The Ludwigskirche is situated in the northern part of the Ludwigstrasse and was built by the architect Friedrich von Gärtner from 1829 onward (completed 1844). The patron was King Ludwig I of Bavaria. The facade with two steeples was constructed as balance to the Theatinerkirche, which stands diagonally opposite. The floor plan shows the church as a model to a three-aisled Byzantine basilica with the basic geometric figure of the cross of tau.
The church is 60 m long and 20 m wide. The towers are 71 meters high and each equipped with six bells, which are named after patron saints of the family of King Ludwig. In the years 2007–2009 the church roof was re-covered in the originally planned mosaic decoration.

The frescoes of the church were created by Peter von Cornelius. They are perhaps one of the most important mural works of modern times. The large fresco of the Last Judgment (1836–1840), situated over the high altar, measures 62 ft in height by 38 ft in width. The frescoes of the Creator, the Nativity, and the Crucifixion are also on a large scale. But the work was rejected by the King, and Cornelius left Munich shortly afterward. The sculpture Four Evangelists with Jesus Christ was designed by Ludwig von Schwanthaler.
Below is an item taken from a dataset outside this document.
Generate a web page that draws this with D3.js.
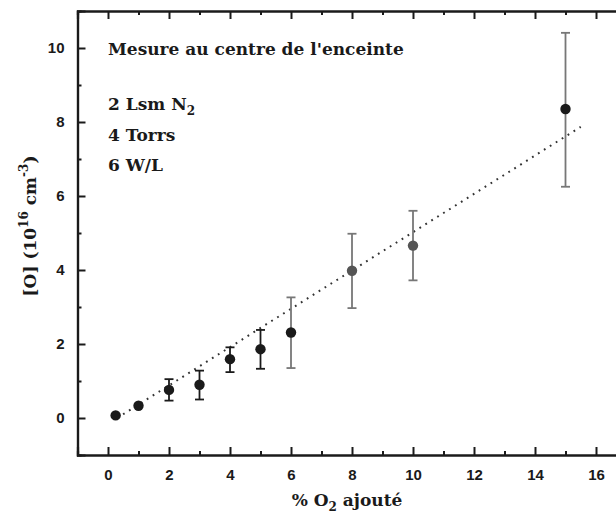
<!DOCTYPE html>
<html><head><meta charset="utf-8">
<script src="https://cdn.jsdelivr.net/npm/d3@7"></script>
<style>body{margin:0;background:#fff}svg{display:block}</style>
</head><body>
<svg id="c" width="616" height="519"></svg>
<script>
const o2Percent = [0.25, 1, 2, 3, 4, 5, 6, 8, 10, 15];
const oDensity  = [0.07, 0.33, 0.76, 0.9, 1.59, 1.86, 2.31, 3.98, 4.66, 8.35];
const errLow    = [null, null, 0.47, 0.5, 1.24, 1.33, 1.35, 2.97, 3.72, 6.25];
const errHigh   = [null, null, 1.05, 1.28, 1.91, 2.38, 3.26, 4.98, 5.6, 10.41];
const pointTone = ["dark","dark","dark","dark","dark","dark","dark","grey","grey","dark"];
const barTone   = ["dark","dark","dark","dark","dark","dark","grey","grey","grey","grey"];
const fitX = [0.3, 15.5];
const fitY = [0.0, 7.87];
const xTicks = [0, 2, 4, 6, 8, 10, 12, 14, 16];
const yTicks = [0, 2, 4, 6, 8, 10];
const notes = ["Mesure au centre de l'enceinte"];

const svg = d3.select("#c");
const x = d3.scaleLinear().domain([-1, 17]).range([77.5, 626.5]);
const y = d3.scaleLinear().domain([-1, 11]).range([455, 11]);
const ink = "#1a1a1a";
const sans = "'Liberation Sans', Arial, sans-serif";
const serif = "'DejaVu Serif', 'Liberation Serif', serif";

// fit line (dotted)
svg.append("path")
  .attr("d", d3.line().x(d => x(d[0])).y(d => y(d[1]))(d3.zip(fitX, fitY)))
  .attr("fill", "none").attr("stroke", "#333").attr("stroke-width", 2)
  .attr("stroke-dasharray", "1.8 5.2").attr("stroke-linecap", "butt");

// error bars
const idx = d3.range(o2Percent.length).filter(i => errLow[i] != null);
const eb = svg.append("g");
idx.forEach(i => {
  const c = barTone[i] === "dark" ? ink : "#777";
  const cx = x(o2Percent[i]);
  eb.append("line").attr("x1", cx).attr("x2", cx).attr("y1", y(errLow[i])).attr("y2", y(errHigh[i]))
    .attr("stroke", c).attr("stroke-width", 1.8);
  [errLow[i], errHigh[i]].forEach(v => {
    eb.append("line").attr("x1", cx - 4.5).attr("x2", cx + 4.5).attr("y1", y(v)).attr("y2", y(v))
      .attr("stroke", c).attr("stroke-width", 1.8);
  });
});

// points
svg.append("g").selectAll("circle").data(d3.range(o2Percent.length)).join("circle")
  .attr("cx", i => x(o2Percent[i])).attr("cy", i => y(oDensity[i])).attr("r", 5.2)
  .attr("fill", i => pointTone[i] === "dark" ? ink : "#555");

// axes
const gBottom = svg.append("g").attr("transform", `translate(0,${y(-1)})`)
  .call(d3.axisBottom(x).tickValues(xTicks).tickSize(-8).tickPadding(14).tickFormat(d3.format("d")));
const gBottomMinor = svg.append("g").attr("transform", `translate(0,${y(-1)})`)
  .call(d3.axisBottom(x).tickValues(d3.range(1, 17, 2)).tickSize(-4).tickFormat(""));
const gTop = svg.append("g").attr("transform", `translate(0,${y(11)})`)
  .call(d3.axisTop(x).tickValues(xTicks).tickSize(-8).tickFormat(""));
const gTopMinor = svg.append("g").attr("transform", `translate(0,${y(11)})`)
  .call(d3.axisTop(x).tickValues(d3.range(1, 17, 2)).tickSize(-4).tickFormat(""));
const gLeft = svg.append("g").attr("transform", `translate(${x(-1)},0)`)
  .call(d3.axisLeft(y).tickValues(yTicks).tickSize(-8).tickPadding(13).tickFormat(d3.format("d")));
const gLeftMinor = svg.append("g").attr("transform", `translate(${x(-1)},0)`)
  .call(d3.axisLeft(y).tickValues([1,3,5,7,9]).tickSize(-4).tickFormat(""));

[gBottom, gBottomMinor, gTop, gTopMinor, gLeft, gLeftMinor].forEach(g => {
  g.selectAll(".domain").attr("stroke", ink).attr("stroke-width", 2.2);
  g.selectAll(".tick line").attr("stroke", ink).attr("stroke-width", 2);
  g.selectAll("text").attr("fill", ink).style("font-family", sans)
    .style("font-weight", "bold").style("font-size", "15px");
});

// annotations
const ann = svg.append("g").style("font-family", serif).style("font-weight", "bold")
  .style("font-size", "17px").attr("fill", ink);
ann.append("text").attr("x", 108).attr("y", 55).text(notes[0]);
const t1 = ann.append("text").attr("x", 108).attr("y", 110);
t1.append("tspan").text("2 Lsm N");
t1.append("tspan").attr("dy", 5).style("font-size", "12px").text("2");
ann.append("text").attr("x", 108).attr("y", 141).text("4 Torrs");
ann.append("text").attr("x", 108).attr("y", 171).text("6 W/L");

// x title
const xt = ann.append("text").attr("x", 347).attr("y", 506).attr("text-anchor", "middle");
xt.append("tspan").text("% O");
xt.append("tspan").attr("dy", 5).style("font-size", "12px").text("2");
xt.append("tspan").attr("dy", -5).text(" ajouté");

// y title
const yt = ann.append("text").attr("transform", "translate(36,226) rotate(-90)").attr("text-anchor", "middle");
yt.append("tspan").text("[O] (10");
yt.append("tspan").attr("dy", -8).style("font-size", "12px").text("16");
yt.append("tspan").attr("dy", 8).text(" cm");
yt.append("tspan").attr("dy", -8).style("font-size", "12px").text("-3");
yt.append("tspan").attr("dy", 8).text(")");
</script>
</body></html>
The church was the model for many other churches, such as the Altlerchenfelder Pfarrkirche in Vienna, and Richard Upjohn's Congregational Church of the Pilgrims (1844–1846), in Brooklyn, New York, the first of the Rundbogenstil in North America. This was followed by St. George's Episcopal Church in New York City by Charles Bresch, and the Bowdoin College Chapel in Brunswick, Maine. In Minnesota the church was the blueprint for the Church of the Assumption (1874) in Saint Paul and the original abbey church of Saint John's Abbey (1868) in Collegeville.

==Burial place==
In 1997 the remains of Romano Guardini were moved to the Sankt Ludwig Kirche, the University church, where he had preached from 1948 till 1963.